Keep only the lines of the listing that include the word "this", and copy them.

• • • • • • •

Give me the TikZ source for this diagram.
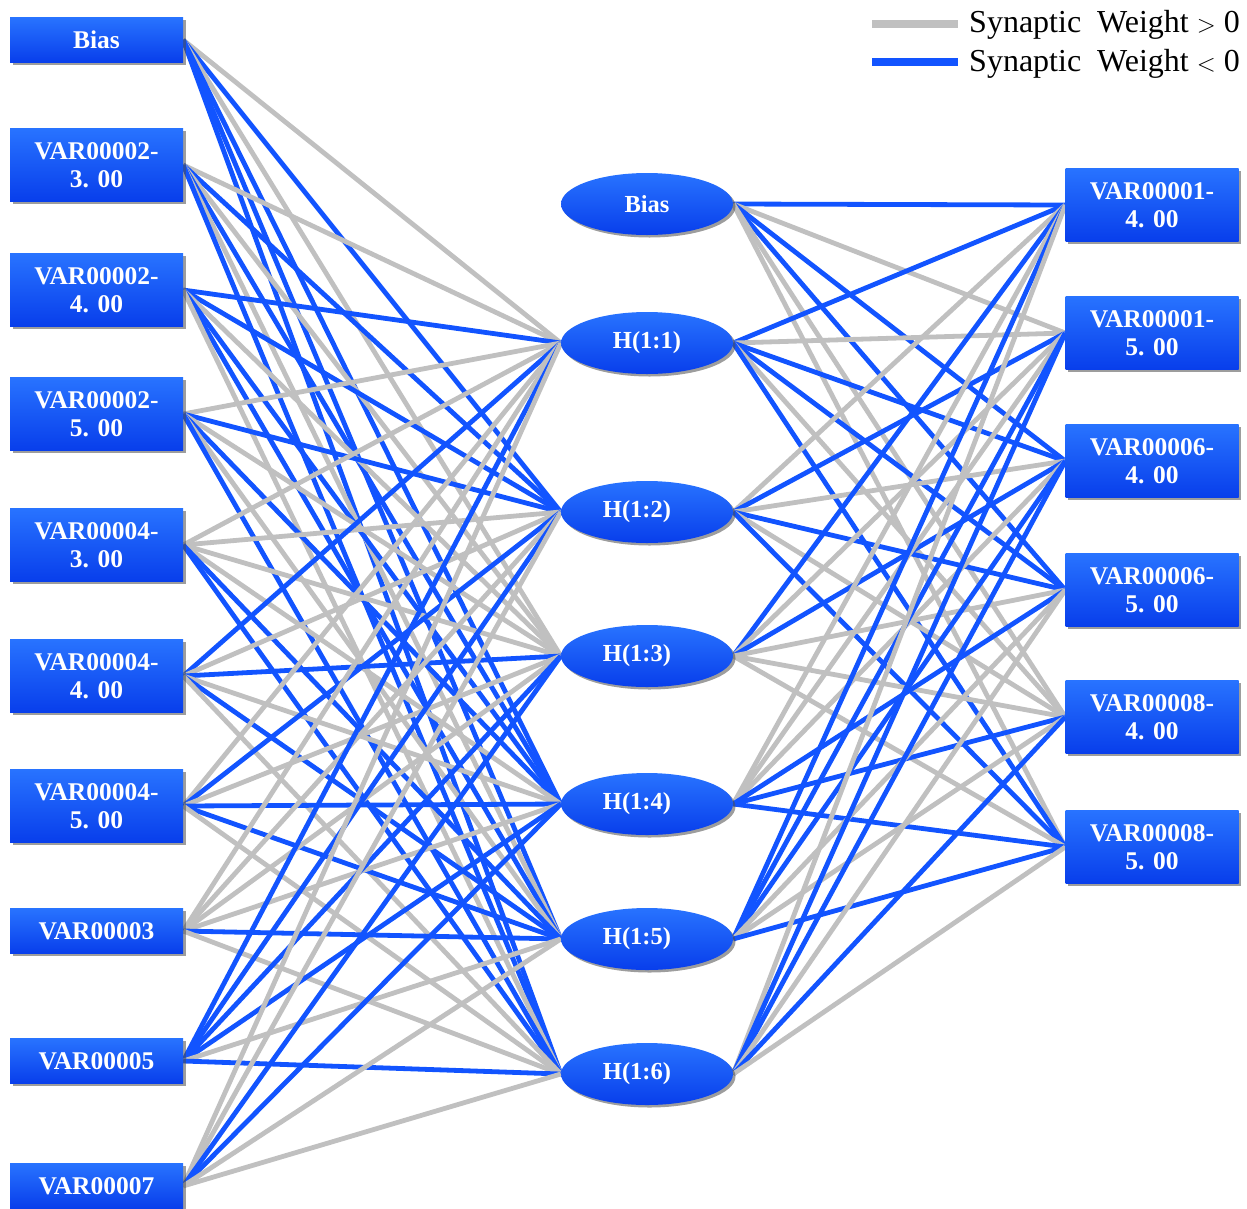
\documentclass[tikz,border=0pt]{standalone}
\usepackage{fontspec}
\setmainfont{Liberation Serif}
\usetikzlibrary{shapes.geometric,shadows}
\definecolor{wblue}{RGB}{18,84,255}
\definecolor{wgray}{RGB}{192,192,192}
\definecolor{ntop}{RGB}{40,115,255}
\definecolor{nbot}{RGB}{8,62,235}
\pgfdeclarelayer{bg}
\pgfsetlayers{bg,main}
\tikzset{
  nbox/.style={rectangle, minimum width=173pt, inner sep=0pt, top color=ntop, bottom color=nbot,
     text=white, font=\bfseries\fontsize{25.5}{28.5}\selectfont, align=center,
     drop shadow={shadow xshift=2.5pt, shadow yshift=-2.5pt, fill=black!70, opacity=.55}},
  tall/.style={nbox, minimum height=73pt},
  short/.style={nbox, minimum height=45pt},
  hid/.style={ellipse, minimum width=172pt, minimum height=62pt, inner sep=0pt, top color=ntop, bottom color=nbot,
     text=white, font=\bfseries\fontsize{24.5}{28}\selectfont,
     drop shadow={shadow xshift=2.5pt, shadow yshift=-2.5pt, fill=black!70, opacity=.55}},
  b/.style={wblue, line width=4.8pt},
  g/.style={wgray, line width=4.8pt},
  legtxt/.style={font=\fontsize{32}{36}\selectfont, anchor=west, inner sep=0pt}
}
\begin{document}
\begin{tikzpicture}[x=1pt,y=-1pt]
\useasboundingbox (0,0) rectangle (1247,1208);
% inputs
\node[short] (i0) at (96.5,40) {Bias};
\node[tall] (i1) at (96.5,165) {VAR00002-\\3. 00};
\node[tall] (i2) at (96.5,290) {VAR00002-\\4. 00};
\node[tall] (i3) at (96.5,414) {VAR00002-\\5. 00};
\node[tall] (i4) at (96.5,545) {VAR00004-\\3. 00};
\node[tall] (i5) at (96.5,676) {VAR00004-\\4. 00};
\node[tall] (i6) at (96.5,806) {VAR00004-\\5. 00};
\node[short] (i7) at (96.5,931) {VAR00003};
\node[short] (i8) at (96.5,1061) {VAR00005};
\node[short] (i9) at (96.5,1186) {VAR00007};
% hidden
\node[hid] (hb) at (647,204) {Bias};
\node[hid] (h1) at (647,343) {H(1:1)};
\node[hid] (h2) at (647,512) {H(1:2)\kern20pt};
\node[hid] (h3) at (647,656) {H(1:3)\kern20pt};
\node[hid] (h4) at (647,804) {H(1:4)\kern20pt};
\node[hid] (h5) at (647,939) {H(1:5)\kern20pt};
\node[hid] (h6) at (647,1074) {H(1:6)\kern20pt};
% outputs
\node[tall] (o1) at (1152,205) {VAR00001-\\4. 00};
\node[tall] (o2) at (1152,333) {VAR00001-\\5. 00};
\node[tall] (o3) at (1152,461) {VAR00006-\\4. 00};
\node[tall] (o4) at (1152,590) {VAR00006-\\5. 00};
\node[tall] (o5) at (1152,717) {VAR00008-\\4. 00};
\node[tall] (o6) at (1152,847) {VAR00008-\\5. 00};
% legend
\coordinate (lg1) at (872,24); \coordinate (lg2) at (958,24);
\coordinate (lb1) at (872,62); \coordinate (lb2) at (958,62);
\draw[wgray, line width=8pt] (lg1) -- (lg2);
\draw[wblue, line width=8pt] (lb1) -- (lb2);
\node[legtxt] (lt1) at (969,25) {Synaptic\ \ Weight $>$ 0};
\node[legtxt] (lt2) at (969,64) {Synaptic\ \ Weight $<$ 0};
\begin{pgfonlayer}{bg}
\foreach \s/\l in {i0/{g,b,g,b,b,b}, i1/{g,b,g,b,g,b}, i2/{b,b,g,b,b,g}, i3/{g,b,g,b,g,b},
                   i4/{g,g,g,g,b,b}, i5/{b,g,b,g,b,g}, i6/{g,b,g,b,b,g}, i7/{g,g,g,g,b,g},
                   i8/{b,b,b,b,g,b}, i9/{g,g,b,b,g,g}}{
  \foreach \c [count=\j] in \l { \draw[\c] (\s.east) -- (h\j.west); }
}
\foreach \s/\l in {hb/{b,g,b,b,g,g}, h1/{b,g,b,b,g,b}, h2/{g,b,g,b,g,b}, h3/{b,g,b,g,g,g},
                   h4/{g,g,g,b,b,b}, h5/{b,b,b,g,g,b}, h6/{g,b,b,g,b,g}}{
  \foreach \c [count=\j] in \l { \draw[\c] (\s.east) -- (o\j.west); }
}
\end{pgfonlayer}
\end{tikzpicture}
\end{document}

• • • • • • •

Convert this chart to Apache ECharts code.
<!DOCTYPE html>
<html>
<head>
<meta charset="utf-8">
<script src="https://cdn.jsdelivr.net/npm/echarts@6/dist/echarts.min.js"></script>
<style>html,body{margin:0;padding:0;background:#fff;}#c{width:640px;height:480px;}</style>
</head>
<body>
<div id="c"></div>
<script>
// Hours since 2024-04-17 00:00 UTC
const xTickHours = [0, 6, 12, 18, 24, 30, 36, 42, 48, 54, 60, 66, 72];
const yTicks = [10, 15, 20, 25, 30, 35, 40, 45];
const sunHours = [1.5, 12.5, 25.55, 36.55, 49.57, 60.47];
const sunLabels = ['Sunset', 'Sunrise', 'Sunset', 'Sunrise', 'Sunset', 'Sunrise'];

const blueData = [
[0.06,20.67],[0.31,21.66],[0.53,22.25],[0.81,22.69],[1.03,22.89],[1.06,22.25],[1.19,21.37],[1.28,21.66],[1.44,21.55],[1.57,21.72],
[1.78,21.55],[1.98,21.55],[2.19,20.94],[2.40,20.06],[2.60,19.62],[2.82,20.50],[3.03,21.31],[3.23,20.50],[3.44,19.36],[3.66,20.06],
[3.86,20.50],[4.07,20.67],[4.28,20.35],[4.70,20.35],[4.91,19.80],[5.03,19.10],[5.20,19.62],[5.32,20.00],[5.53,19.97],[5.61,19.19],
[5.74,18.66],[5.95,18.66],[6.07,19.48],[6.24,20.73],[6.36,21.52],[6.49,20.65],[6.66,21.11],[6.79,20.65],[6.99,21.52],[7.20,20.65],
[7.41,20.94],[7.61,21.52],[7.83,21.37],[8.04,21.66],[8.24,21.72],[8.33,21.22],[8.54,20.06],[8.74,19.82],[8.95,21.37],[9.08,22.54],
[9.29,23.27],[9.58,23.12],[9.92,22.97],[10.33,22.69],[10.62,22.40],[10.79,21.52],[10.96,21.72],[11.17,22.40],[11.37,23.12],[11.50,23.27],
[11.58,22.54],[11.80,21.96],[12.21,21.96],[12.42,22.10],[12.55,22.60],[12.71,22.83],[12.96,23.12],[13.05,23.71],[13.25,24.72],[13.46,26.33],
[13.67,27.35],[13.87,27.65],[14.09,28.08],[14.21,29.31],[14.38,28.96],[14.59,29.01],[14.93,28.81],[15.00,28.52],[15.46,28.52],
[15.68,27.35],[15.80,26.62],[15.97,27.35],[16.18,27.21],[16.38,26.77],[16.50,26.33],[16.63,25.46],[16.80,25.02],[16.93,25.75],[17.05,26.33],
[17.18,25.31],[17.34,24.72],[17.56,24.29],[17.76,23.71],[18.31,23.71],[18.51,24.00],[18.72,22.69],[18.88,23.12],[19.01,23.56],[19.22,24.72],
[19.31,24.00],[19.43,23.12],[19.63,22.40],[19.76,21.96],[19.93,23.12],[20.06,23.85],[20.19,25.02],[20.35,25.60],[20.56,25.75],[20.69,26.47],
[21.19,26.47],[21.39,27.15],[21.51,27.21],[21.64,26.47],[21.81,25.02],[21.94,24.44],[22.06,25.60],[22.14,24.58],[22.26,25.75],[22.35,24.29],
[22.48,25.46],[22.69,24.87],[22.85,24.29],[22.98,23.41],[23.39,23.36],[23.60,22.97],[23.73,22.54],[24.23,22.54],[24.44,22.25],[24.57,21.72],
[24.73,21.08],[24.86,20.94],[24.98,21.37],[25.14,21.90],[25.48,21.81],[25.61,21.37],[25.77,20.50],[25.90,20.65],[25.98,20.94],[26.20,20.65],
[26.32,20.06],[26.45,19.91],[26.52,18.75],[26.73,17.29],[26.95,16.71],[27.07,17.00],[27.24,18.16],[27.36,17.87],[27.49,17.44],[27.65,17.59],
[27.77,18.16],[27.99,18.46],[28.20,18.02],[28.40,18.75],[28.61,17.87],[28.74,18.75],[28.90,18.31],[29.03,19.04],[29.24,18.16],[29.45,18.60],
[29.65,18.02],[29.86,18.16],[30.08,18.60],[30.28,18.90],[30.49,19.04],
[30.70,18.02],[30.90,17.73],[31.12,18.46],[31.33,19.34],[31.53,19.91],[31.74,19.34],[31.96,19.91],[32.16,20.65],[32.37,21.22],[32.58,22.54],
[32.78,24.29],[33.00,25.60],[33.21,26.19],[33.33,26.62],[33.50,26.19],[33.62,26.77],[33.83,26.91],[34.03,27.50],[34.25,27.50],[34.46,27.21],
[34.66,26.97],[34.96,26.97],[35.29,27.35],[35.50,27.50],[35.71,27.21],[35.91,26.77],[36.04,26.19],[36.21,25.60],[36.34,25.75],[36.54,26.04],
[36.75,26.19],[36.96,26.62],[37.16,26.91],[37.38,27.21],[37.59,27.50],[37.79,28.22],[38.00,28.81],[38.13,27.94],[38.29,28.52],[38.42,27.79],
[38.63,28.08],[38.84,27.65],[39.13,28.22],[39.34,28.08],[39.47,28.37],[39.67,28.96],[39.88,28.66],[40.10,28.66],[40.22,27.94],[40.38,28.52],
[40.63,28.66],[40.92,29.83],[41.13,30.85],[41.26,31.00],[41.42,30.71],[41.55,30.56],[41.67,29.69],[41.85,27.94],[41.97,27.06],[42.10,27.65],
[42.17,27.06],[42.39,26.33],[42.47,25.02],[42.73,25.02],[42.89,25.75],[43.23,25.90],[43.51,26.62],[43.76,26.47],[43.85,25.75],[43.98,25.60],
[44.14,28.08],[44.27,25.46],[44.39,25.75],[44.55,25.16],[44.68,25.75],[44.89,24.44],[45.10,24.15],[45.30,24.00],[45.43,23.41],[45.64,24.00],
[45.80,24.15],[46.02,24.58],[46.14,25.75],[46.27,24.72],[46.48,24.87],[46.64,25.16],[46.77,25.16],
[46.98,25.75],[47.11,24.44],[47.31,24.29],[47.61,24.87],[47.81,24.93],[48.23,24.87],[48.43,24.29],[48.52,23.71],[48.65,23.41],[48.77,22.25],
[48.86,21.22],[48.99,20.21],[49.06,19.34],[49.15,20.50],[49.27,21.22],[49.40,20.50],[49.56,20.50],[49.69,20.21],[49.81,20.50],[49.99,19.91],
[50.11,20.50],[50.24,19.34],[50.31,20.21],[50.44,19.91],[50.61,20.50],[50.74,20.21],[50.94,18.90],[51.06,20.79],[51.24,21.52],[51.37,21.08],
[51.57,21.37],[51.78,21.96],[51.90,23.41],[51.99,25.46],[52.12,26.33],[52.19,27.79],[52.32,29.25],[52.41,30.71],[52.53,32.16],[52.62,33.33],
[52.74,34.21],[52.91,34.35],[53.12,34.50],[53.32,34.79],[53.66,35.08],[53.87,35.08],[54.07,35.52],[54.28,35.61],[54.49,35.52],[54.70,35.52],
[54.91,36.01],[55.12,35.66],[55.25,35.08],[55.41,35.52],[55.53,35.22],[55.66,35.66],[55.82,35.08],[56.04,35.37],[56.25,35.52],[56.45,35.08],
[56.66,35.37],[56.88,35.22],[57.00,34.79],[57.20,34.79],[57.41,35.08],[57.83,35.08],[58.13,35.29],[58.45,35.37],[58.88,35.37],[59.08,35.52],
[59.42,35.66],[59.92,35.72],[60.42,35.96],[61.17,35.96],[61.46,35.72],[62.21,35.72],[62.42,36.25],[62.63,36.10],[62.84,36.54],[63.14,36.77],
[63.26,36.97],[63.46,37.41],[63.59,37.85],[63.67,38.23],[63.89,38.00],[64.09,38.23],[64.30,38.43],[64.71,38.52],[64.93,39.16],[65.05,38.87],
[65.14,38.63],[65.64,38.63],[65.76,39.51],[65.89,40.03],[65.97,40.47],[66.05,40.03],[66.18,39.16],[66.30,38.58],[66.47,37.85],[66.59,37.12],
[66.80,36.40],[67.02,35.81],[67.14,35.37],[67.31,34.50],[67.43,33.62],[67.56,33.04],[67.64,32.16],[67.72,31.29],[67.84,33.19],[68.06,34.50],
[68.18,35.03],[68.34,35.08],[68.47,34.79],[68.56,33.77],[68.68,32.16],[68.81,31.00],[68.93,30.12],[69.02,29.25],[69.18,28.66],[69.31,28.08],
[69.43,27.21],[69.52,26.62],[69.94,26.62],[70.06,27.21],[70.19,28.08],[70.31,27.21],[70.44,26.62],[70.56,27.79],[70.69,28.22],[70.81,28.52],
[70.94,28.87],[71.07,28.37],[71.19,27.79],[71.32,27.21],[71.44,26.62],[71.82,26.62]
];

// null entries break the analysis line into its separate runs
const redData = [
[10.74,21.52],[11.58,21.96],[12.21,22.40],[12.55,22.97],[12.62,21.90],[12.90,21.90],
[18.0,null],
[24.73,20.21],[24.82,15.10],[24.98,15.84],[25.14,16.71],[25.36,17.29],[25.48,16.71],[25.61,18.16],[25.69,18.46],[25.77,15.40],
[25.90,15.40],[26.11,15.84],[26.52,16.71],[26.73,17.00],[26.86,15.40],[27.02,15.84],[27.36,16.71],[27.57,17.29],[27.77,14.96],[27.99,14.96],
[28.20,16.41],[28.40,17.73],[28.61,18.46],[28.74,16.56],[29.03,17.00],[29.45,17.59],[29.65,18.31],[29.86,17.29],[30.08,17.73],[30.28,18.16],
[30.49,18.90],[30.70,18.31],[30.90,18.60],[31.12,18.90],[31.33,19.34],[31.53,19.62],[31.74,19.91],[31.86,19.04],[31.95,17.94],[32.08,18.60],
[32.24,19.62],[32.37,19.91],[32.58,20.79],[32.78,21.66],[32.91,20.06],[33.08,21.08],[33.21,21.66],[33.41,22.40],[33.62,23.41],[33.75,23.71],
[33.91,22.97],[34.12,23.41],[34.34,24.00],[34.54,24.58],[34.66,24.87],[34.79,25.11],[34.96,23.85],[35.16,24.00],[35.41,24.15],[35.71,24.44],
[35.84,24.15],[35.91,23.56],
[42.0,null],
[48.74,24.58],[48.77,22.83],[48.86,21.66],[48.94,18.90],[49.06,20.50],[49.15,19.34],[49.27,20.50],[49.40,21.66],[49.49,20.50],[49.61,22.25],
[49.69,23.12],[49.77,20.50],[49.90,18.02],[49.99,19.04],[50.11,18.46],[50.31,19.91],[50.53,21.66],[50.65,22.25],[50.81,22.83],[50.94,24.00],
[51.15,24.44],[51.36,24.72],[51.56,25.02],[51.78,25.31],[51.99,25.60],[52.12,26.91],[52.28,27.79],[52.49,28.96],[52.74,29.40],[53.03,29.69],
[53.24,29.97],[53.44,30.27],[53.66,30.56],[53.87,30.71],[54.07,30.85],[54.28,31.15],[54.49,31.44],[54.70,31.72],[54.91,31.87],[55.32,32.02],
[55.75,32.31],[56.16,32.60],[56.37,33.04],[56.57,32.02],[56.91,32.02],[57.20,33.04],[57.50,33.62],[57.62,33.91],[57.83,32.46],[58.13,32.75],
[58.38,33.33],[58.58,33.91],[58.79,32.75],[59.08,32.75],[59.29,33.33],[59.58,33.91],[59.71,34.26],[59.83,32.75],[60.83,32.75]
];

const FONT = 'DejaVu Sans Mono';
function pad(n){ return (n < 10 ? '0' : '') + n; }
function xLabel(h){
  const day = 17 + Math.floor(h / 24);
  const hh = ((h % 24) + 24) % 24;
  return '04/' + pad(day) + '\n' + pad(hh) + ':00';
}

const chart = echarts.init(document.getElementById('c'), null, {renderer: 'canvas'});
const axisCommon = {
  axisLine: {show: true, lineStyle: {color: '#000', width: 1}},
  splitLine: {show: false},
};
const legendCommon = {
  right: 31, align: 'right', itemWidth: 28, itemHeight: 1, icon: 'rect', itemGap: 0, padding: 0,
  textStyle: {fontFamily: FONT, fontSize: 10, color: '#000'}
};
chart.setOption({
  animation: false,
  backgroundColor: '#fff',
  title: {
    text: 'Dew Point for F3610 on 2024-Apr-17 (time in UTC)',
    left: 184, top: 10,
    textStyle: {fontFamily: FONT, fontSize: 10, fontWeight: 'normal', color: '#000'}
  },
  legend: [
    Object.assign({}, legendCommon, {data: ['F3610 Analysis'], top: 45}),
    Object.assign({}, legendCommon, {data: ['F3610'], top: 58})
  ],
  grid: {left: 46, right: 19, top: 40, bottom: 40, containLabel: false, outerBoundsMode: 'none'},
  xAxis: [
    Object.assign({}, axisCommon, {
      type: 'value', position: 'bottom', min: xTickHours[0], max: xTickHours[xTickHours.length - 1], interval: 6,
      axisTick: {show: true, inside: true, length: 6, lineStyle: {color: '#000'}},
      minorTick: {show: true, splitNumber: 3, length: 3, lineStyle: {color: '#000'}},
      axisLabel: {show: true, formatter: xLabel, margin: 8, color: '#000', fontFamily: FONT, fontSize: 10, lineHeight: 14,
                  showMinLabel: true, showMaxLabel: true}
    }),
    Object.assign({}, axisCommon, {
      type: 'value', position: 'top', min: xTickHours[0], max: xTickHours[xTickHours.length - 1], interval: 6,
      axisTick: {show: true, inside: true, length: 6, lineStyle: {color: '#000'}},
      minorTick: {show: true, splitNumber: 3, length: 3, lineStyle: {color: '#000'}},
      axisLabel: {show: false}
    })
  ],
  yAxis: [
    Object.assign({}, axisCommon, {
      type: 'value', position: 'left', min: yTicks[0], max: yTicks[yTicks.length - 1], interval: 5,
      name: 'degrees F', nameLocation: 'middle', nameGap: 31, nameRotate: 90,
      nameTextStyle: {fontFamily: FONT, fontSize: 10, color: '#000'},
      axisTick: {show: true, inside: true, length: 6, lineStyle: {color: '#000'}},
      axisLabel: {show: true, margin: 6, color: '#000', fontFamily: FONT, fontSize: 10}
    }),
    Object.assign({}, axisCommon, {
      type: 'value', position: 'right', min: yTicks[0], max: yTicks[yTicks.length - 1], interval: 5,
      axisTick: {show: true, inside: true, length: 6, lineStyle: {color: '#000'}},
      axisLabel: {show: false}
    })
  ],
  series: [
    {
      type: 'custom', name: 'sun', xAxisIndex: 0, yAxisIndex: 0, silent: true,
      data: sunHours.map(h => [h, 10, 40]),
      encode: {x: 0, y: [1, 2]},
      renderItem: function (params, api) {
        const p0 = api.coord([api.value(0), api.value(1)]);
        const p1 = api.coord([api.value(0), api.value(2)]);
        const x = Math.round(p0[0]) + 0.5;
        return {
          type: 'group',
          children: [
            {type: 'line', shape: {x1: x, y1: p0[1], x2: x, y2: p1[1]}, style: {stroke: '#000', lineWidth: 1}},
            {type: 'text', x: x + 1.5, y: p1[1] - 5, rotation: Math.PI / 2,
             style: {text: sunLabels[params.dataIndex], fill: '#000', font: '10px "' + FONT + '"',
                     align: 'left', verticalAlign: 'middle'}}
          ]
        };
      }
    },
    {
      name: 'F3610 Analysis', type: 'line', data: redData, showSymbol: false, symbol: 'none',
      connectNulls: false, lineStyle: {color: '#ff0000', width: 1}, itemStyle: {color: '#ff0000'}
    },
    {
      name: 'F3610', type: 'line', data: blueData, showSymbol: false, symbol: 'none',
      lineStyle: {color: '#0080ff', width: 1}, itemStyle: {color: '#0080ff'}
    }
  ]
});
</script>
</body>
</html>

• • • • • • •

### Written response
Give me the TikZ source for this diagram.
Convert this chart to Apache ECharts code.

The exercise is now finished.